12/15/2006 3:19:00 PM

Hi,

In message "Re: using Proc and yield"
on Sat, 16 Dec 2006 00:05:19 +0900, Alber Eric <alberthier@yahoo.fr> writes:

|Now I wonder if the following code is valid :
|
|p = Proc.new { yield "hello world" }
|p.call { |i| puts i }

Proc is an objectified block that carries the context at the point.
Since no block is given at the point of Proc.new, it raises
LocalJumpError.

|I belived Proc.call was equivalent to a standard method call, it seems
|I'm wrong :). Did I misunderstand something? Can someone tell me where I
|made a mistake?

No, Proc#call is equivalent of yield.

matz.

4 Answers

Alber Eric

12/15/2006 4:00:00 PM

0

OK, thank you for your quick answer

I will just expose what I'm trying to do : I have four differents
methods that are yielding strings. I want to use one or the other
depending on the context but the rest of the process is the same, so I
wrote something like that

p1 = nil
p2 = nil

# First argument handling
case arg1
when 1
p1 = Proc.new { methodI { |s| yield s } }
when 2
p1 = Proc.new { methodII { |s| yield ("foo-" + s + "-bar") } }
end

# Second argument handling
case arg2
when 3
p2 = Proc.new { methodIII { |s| yield s } }
when 4
p1 = Proc.new { methodIV { |s| yield ("oof-" + s + "-rab") } }
end

p1.call { |i|
p2.call { |j|
process(i)
}
}

What I'm looking for is a sort of function pointer.

Thanks

Eric

--
Posted via http://www.ruby-....

Alber Eric

12/15/2006 4:24:00 PM

0

At the end, read process(i, j) instead of process(i)

--
Posted via http://www.ruby-....

Tim Pease

12/15/2006 5:09:00 PM

0

On 12/15/06, Alber Eric <alberthier@yahoo.fr> wrote:
> OK, thank you for your quick answer
>
> I will just expose what I'm trying to do : I have four differents
> methods that are yielding strings.
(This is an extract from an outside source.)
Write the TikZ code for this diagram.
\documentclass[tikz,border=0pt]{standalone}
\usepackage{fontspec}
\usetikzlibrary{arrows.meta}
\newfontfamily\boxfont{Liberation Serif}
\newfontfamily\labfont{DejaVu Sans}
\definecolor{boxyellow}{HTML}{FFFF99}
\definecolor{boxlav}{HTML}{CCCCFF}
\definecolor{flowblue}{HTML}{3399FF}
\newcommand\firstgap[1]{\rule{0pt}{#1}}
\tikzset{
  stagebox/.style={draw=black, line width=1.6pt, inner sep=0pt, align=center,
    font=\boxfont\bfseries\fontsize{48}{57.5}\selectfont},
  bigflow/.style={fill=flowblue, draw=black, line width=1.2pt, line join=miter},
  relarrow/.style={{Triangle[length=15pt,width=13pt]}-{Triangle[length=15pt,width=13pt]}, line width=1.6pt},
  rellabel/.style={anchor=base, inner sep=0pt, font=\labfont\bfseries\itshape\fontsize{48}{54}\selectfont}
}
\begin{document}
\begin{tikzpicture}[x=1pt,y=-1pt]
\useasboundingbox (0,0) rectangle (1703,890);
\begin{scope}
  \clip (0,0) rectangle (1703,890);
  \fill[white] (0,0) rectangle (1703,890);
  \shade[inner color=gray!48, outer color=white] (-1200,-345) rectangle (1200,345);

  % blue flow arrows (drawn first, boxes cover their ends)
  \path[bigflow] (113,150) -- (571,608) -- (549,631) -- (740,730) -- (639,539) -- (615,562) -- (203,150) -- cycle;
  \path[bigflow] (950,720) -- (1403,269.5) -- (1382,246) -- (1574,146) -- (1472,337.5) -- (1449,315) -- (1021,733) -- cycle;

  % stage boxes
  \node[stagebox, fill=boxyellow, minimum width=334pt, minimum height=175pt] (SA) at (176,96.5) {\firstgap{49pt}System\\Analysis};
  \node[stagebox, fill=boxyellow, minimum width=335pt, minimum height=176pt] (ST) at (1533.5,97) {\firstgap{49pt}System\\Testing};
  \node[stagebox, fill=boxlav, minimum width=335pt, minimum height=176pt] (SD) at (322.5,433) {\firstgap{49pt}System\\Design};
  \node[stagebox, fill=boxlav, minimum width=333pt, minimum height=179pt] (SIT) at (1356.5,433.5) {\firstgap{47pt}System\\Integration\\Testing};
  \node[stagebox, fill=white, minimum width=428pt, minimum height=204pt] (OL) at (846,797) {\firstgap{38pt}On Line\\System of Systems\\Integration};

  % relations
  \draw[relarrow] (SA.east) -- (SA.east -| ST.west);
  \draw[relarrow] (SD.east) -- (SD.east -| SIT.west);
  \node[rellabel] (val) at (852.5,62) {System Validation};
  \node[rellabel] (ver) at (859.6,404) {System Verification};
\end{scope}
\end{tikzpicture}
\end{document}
I want to use one or the other
> depending on the context but the rest of the process is the same, so I
> wrote something like that
>
> p1 = nil
> p2 = nil
>
> # First argument handling
> case arg1
> when 1
> p1 = Proc.new { methodI { |s| yield s } }
> when 2
> p1 = Proc.new { methodII { |s| yield ("foo-" + s + "-bar") } }
> end
>
> # Second argument handling
> case arg2
> when 3
> p2 = Proc.new { methodIII { |s| yield s } }
> when 4
> p1 = Proc.new { methodIV { |s| yield ("oof-" + s + "-rab") } }
> end
>
> p1.call { |i|
> p2.call { |j|
> process(i)
> }
> }
>
> What I'm looking for is a sort of function pointer.
>


def p1( arg )
yield arg
end

def p2( arg )
yield arg
end

# First argument handling
case arg1
when 1: nil # p1 already defined correctly
when 2
eval %(
def p1( arg )
yield( "foo-" + arg + "-bar" )
end
)
end

# Second argument handling
case arg2
when 3: nil # p2 already defined correctly
when 4
eval %(
def p1( arg )
yield ("oof-" + arg + "-rab")
end
)
end

p1( arg1 ) do |i|
p2( arg2 ) do |j|
process(i,j)
end
end


No need for function pointers. Just define (or redefine) the methods
as you need them.

Blessings,
TwP

George

12/16/2006 3:31:00 AM

0

On 12/16/06, Alber Eric <alberthier@yahoo.fr> wrote:
> OK, thank you for your quick answer
>
> I will just expose what I'm trying to do : I have four differents
> methods that are yielding strings. I want to use one or the other
> depending on the context but the rest of the process is the same, so I
> wrote something like that
>
> [...]
>
> What I'm looking for is a sort of function pointer.

Hi Eric,

Blocks can't take blocks in 1.8, so I think you'll need to resort
to methods if you do it this way. Example:

def methodI_foo_bar
methodI{|s| yield "foo-#{s}-bar"}
end
def methodIII_oof_rab
methodIII{|s| yield "oof-#{s}-rab"}
end

# First argument handling
case arg1
when 1
p1 = method(:methodI)
when 2
p1 = method(:methodI_foo_bar)
end

# Second argument handling
case arg2
when 3
p2 = method(:methodIII)
when 4
p2 = method(:methodIII_oof_rab)
end

p1.call { |i|
p2.call { |j|
process(i, j)
}
}

Or, perhaps more idiomatically:

def methodI_foo_bar
methodI{|s| yield "foo-#{s}-bar"}
end
def methodIII_oof_rab
methodIII{|s| yield "oof-#{s}-rab"}
end

# First argument handling
case arg1
when 1
m1 = :methodI
when 2
m1 = :methodI_foo_bar
end

# Second argument handling
case arg2
when 3
m2 = :methodIII
when 4
m2 = :methodIII_oof_rab
end

send(m1) { |i|
send(m2) { |j|
process(i, j)
}
}

Does that help?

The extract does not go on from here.